In setting up a new small business LAN, why would I want to consider wireless over hard-wired? Specifically:
  1. What are the pro & cons of wireless networking?
  2. How do wireless networks operate?
  3. At what frequency do wireless network operate?
  4. What is the range of a typical wireless network?
  5. How much does a wireless network cost?
  6. Do wireless networks require additional software, or will they work with windows?
Wow! You must have been the kid in class who never tired of raising his hand and asking just one more question before the bell rang. I could easily spend a day answering each question in detail, but to save a bit of virtual storage space and time I will briefly attack each of your questions.
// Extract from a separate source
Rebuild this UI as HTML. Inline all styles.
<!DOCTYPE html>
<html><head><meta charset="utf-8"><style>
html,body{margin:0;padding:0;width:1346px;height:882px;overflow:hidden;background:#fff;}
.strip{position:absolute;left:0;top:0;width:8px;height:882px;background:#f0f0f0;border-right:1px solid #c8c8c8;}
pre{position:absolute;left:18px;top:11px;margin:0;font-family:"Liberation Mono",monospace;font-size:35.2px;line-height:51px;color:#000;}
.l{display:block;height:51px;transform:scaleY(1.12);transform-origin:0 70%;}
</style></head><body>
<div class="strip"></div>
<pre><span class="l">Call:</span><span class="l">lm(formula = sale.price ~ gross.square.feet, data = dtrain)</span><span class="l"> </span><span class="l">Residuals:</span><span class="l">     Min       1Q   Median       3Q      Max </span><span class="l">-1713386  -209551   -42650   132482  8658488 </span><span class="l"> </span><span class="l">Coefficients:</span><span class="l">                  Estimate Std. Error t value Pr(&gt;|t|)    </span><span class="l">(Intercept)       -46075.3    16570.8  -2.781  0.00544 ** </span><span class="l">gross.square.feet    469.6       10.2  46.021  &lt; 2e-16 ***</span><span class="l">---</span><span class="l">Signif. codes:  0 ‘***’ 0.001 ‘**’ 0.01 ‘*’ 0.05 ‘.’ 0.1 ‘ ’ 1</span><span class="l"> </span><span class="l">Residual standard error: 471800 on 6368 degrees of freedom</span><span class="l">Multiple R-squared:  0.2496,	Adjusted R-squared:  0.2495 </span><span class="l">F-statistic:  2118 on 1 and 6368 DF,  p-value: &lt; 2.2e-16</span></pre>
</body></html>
1. What are the pro & cons of wireless networking?

The biggest "pro" is that wireless systems eliminate the need for tethered workstations and can increase productivity, since people do not have to run back to these systems to retrieve a file or print out a document. Their systems and access to necessary resources are as mobile as they are, whether they are in a building, or corporate office, or outside sipping coffee at the local brew house. Wireless also does away with the cost of stringing Ethernet cables, hard-wiring computers and drilling holes through walls and ceilings. An added benefit is that it is essentially a one-time cost since you can uninstall the wireless system and take it with you when you move.

The most obvious "con" is that current 802.11 wireless systems are inherently insecure, and therefore open to unauthorized use and malicious abuse. You can (and should) turn on some of the basic security systems offered in 802.11 wireless, and take advantage of third party solutions that can help to identify such things as rogue access points and accidental associations with the wrong wireless access point.

Despite concerns, though, once you get a taste of wireless you usually never want to go back to an all-wired-world.